My usual take on this fundraising event:
- It’s become too big, and a must for many nonprofits because the consumer expects it. If nonprofits don’t participate, many ask why? Online campaigns and matching gifts can be a lot of stress on small nonprofits and their staffs. A lot of work must take place before the event for set-up and systems.
- I question why many nonprofits only reach out to their full online donor base during the Giving Tuesday time frame instead of sharing stories year-round. Storytelling is crucial. And if all you see are solicitation messages on and before Giving Tuesday, it doesn’t come across as authentic. Consistent and ongoing storytelling builds personal relationships.
- Thanking donors can do much more than asking for money. Donors want to be appreciated and want to understand where their funds were spent and what impact was made. This responsibility and transparency can go a long way with individual donors, let alone corporations and their team members who use this information for ESG reporting and impact for employee resource groups. This allows for deeper engagement over a long period of time, not just on Giving Tuesday.
I still have these thoughts. But this year, I feel the world has changed and nonprofits have paid a significant price.
Nonprofit employees make low salaries on average, yet they work year-round to help others who may not have access to resources, such as food, shelter or education. Homelessness only increases, while access to mental health and medical services wane. Our hospitals are shorthanded and it’s become more difficult to retain staff. Politics here and abroad cause nonprofits to find innovative ways to provide their much-needed services.

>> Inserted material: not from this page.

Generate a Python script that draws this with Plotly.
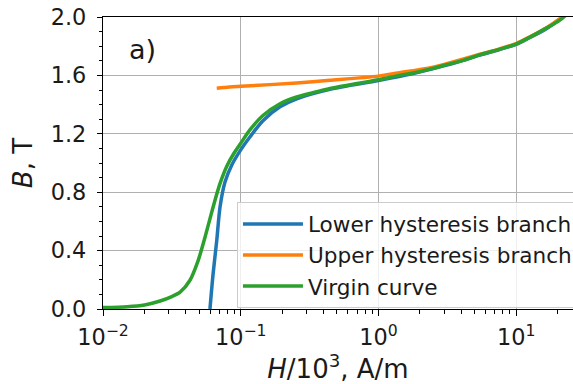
import plotly.graph_objects as go

# ---- data ----
H_lower = [0.0598, 0.063, 0.067, 0.0708, 0.0769, 0.086, 0.1, 0.117, 0.145, 0.193, 0.255, 0.445,
           1.0, 1.79, 3.13, 5.47, 7.5, 10, 12.6, 16.6, 24]
B_lower = [0.0, 0.24, 0.47, 0.70, 0.87, 0.985, 1.09, 1.18, 1.29, 1.385, 1.44, 1.505,
           1.565, 1.613, 1.67, 1.74, 1.776, 1.813, 1.86, 1.92, 2.03]

H_upper = [0.067, 0.083, 0.1, 0.255, 0.445, 1.0, 1.45, 1.79, 2.4, 3.13, 5.47, 7.5, 10, 12.6, 16.6, 24]
B_upper = [1.512, 1.52, 1.525, 1.548, 1.566, 1.595, 1.62, 1.632, 1.652, 1.68, 1.745, 1.78, 1.818,
           1.864, 1.926, 2.03]

H_virgin = [0.01, 0.015, 0.02, 0.026, 0.0316, 0.0363, 0.0427, 0.049, 0.055, 0.0631, 0.0708, 0.0794,
            0.0891, 0.1, 0.117, 0.145, 0.193, 0.255, 0.33, 0.445, 0.7, 1.0, 1.45, 1.79, 2.4,
            3.13, 4.2, 5.47, 7.5, 10, 12.6, 16.6, 20.9, 24]
B_virgin = [0.01, 0.016, 0.028, 0.055, 0.085, 0.115, 0.195, 0.33, 0.49, 0.70, 0.86, 0.98,
            1.065, 1.135, 1.228, 1.325, 1.406, 1.452, 1.48, 1.51, 1.545, 1.57, 1.602, 1.617, 1.645,
            1.674, 1.705, 1.742, 1.778, 1.815, 1.862, 1.924, 1.98, 2.03]

series_names = ["Lower hysteresis branch", "Upper hysteresis branch", "Virgin curve"]
series_colors = ["#1f77b4", "#ff7f0e", "#2ca02c"]

x_tickvals = [0.01, 0.1, 1, 10]
x_ticktext = ["10<sup>\u22122</sup>", "10<sup>\u22121</sup>", "10<sup>0</sup>", "10<sup>1</sup>"]
y_tickvals = [0.0, 0.4, 0.8, 1.2, 1.6, 2.0]

FONT = "DejaVu Sans"
TXT = "#1a1a1a"

fig = go.Figure()
for i, (H, B, name, col) in enumerate(zip([H_lower, H_upper, H_virgin], [B_lower, B_upper, B_virgin],
                                          series_names, series_colors)):
    fig.add_trace(go.Scatter(x=H, y=B, mode="lines", name=name, legendgroup=f"g{i}",
                             line=dict(color=col, width=3.5, shape="spline", smoothing=0.8)))

minor_x = [m * 10 ** k for k in (-2, -1, 0, 1) for m in range(2, 10)]

fig.update_layout(
    width=573, height=384,
    margin=dict(l=103, r=0, t=17, b=75, autoexpand=False),
    paper_bgcolor="white", plot_bgcolor="white",
    font=dict(family=FONT, color=TXT, size=21),
    showlegend=True,
    legend=dict(x=0.285, y=0.365, xanchor="left", yanchor="top",
                bgcolor="rgba(255,255,255,0.8)", bordercolor="#cccccc", borderwidth=1,
                font=dict(family=FONT, size=21.6, color=TXT), itemwidth=60,
                tracegroupgap=0),
    xaxis=dict(type="log", range=[-2, 1.413],
               tickmode="array", tickvals=x_tickvals, ticktext=x_ticktext,
               tickfont=dict(size=22.4), ticks="outside", ticklen=6, tickwidth=1.2, tickcolor="black",
               ticklabelstandoff=2,
               showgrid=True, gridcolor="#b0b0b0", gridwidth=1,
               showline=True, linecolor="black", linewidth=1.3, mirror=True,
               zeroline=False,
               minor=dict(tickmode="array", tickvals=minor_x, ticks="outside", ticklen=3.5,
                          tickcolor="black", tickwidth=1, showgrid=False),
               title=dict(text="<i>H</i>/10<sup>3</sup>, A/m", font=dict(size=26), standoff=10)),
    yaxis=dict(range=[0, 2.0], tickmode="array", tickvals=y_tickvals, tickformat=".1f",
               tickfont=dict(size=22.4), ticks="outside", ticklen=5, tickwidth=1.2, tickcolor="black",
               ticklabelstandoff=6,
               showgrid=True, gridcolor="#b0b0b0", gridwidth=1,
               showline=True, linecolor="black", linewidth=1.3, zeroline=False,
               minor=dict(dtick=0.1, ticks="outside", ticklen=3, tickcolor="black",
                          tickwidth=1, showgrid=False),
               title=dict(text="<i>B</i>, T", font=dict(size=26), standoff=10)),
    annotations=[dict(text="a)", x=0.05, y=0.89, xref="paper", yref="paper",
                      xanchor="left", yanchor="middle", showarrow=False,
                      font=dict(size=27, family=FONT, color=TXT))],
)

fig.write_html("out.html", config={"displayModeBar": False},
               post_script="document.body.style.margin='0';document.body.style.overflow='hidden';")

Don’t just donate on Giving Tuesday – think about all the issues that matter to you, your family and friends and ask what you can do to make a difference year-round. Is it donating funds to an organization that impacts your family, the community, the country or the climate? Or is it going to a homeless shelter and talking with people who need an ear to listen to them and help them see there is support in the community? Is it adopting a pet to help an animal shelter? Is it starting a recycling program at work or in the community?
Don’t wait for someone else to make a difference this year. Do your research and make the best impact you can make. Then, when Giving Tuesday comes around in 2024, you will have stories to share and can ask your friends, family and associates to help a cause important to you.